Activist Stresses Effectiveness of Unarmed Civilian Protection During First Denver Dialogues on Peace and Security
Humanity has been conditioned to perceive violence as its god, said a leading peace activist Wednesday evening.
Mel Duncan, the founding executive director of Nonviolent Peaceforce, a civilian peacekeeping organization engaged in resolving conflict around the world, said that the continued use of violence as a last resort perpetuates the myth that unarmed civilian protection does not work.
“Nonviolence fails once, and it’s dismissed. Violence fails over eternity, and it’s constantly turned to once again,” he said, citing a famous quote in defense of nonviolent action.
Duncan spoke with Erica Chenoweth, an associate professor at the Josef Korbel School of International Studies, as part of the first Denver Dialogues on Peace and Security hosted by the Sie Cheou-Kang Center for International Security. The series is meant to create a public dialogue among academic and policy authorities regarding how to resolve conflict peacefully around the globe and is part of a project funded by the Carnegie Corporation of New York.
“The main goal…is to spark your moral imaginations,” Duncan said. “When someone tells you there’s no other choice but bombing, sending in the drones, sending in the missiles, that’s the time to engage your moral imaginations and say, ‘Wait a minute. What are the other options?’”
Duncan outlined how his organization employs peaceful strategies in order to achieve conflict resolution in war-torn parts of the world.

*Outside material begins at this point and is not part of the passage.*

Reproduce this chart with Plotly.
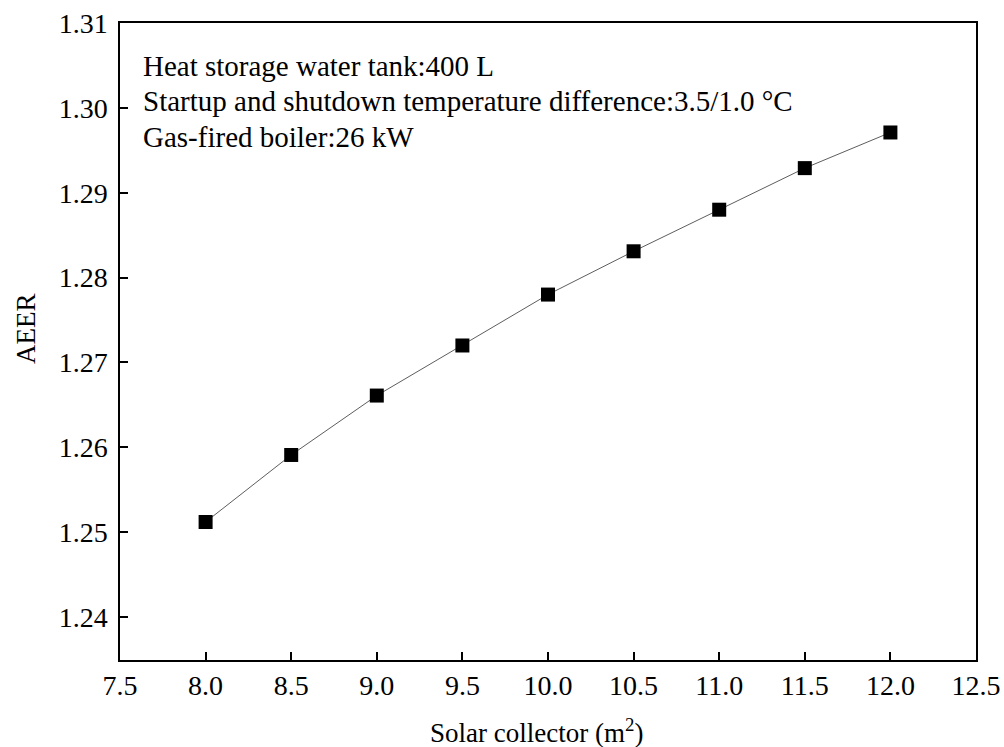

Accompanying vulnerable civilians in dangerous situations, providing an international presence that deters violence, and positioning itself between combatant groups, are a few of the ways that Duncan said Nonviolent Peaceforce strives for peace in places ranging from Guatemala to South Sudan.
Civilians have reported that they felt safer where the organization was present, as well as demonstrated a greater overall awareness of the peace process; however, Duncan said successes such as these rarely make headlines.
Chenoweth, who is also an associate senior researcher at the Peace Research Institute of Oslo, later commented that skeptics of unarmed civilian protection are quick to point out when noncombatants are killed in spite of employing nonviolent action. “Yet, if they go out and have 36 people who are guerrilla fighters killed in the streets, they’ll just say, ‘Well, we just need more and better violence in order to avoid that,’” she said.
“So it could be that we just need more and better nonviolent action, and it might work better.”
Following the dialogue’s conclusion, Jonathan Pinckney, a PhD student at the Josef Korbel School, said he was really inspired by the work Duncan and others like him perform.
Although there are extreme cases around the world, such as the current circumstances in Syria and Iraq, Pinckney said it’s important for people not to lose sight of the many other places where civilian unarmed protection can be effective.
“What this kind of work shows, is that in a lot of situations like this, the power of presence and witness can be really, really transformative.”